Bitcoin mining and AI computing may share similarities in hardware and energy demands, but they are fundamentally different businesses. Mining expertise translates well when it comes to power management, cooling, and operating infrastructure at scale. Where the overlap ends, Ford explains, is on the compute side. AI workloads demand low latency, strict uptime guarantees, complex orchestration, security standards, and service-level agreements. Miners think in megawatts; AI customers think in milliseconds.
At BitFord, that distinction matters. Ford is clear that AI is not a solution to be chased simply to offset tightening mining margins. Repurposing infrastructure only works when the workload fits the site and operating model. Retrofitting mining facilities into AI data centers because it looks good in investor presentations, she says, is a fast way to lose money. Bitcoin mining remains BitFord’s core focus because of its flexibility—it can respond to grid conditions, scale up or down quickly, and operate without dependence on long-term contracts. AI, by contrast, demands permanence and priority. For Ford, AI represents a selective opportunity, not a strategic pivot.
That flexibility also plays into BitFord’s approach to sustainability. Ford frames sustainability not as a marketing slogan but as a decision-making filter. Every project is evaluated based on where the power comes from, how it impacts the local grid, and whether surrounding communities benefit. If an operation strains infrastructure or drives up electricity costs for residents, she sees that as a failure, not progress.
She is equally blunt about the risks of unchecked compute expansion. Poorly planned growth doesn’t just increase the risk of blackouts—it can quietly raise electricity bills for people who had no say in the decisions being made. Ford argues that responsible infrastructure development requires flexible loads, behind-the-meter solutions where appropriate, and close collaboration with utilities. Compute should absorb excess energy when it’s available, not compete with communities for essential power. When that balance is ignored, regulatory intervention becomes inevitable.
Ford’s long-term thinking also extends to workforce development. Her Hash Over Cash initiative was designed as an exploratory effort to see how mining-based incentives could support workforce reentry and transitional employment programs. While the initiative sparked meaningful discussion, it has not yet evolved into a sustained program. Still, the concept continues to influence how Ford thinks about impact-driven infrastructure and economic inclusion, and she remains open to revisiting it under the right conditions.

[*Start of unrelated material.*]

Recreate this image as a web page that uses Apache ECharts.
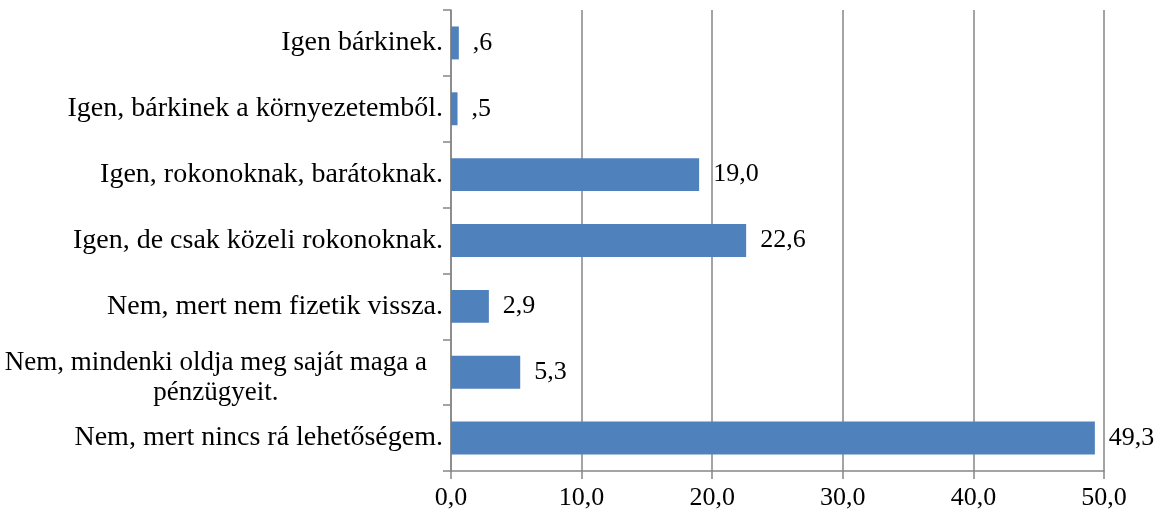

She sees similar potential in AI infrastructure, where growing demand for data centers, energy systems, and technical operations could be paired with practical skills training. But she emphasizes that these programs only work with strong ecosystem support. Turning ideas into real-world outcomes requires committed partners, operational backing, and long-term alignment between training and employment opportunities.
Looking ahead, Ford expects some convergence between Bitcoin mining and AI at the infrastructure level, but not at the business-model level. Bitcoin mining’s strength lies in its permissionless, flexible, and sovereign nature. AI infrastructure, by contrast, is centralized, contract-driven, and heavily capital-intensive. Some operators will operate in both worlds, but Ford believes most will ultimately specialize.
As for the broader AI boom, Ford is skeptical of its staying power at current valuations. She expects parts of the AI market to correct in 2026, noting that while compute demand is real, expectations are often disconnected from revenue fundamentals. She hopes the coming adjustment will be more of a culling than a collapse—one that removes weak narratives while leaving room for companies that focused on real fundamentals to survive and grow.
For Ford, the lesson is simple and consistent across both Bitcoin and AI: long-term builders endure. Those chasing trends rarely do.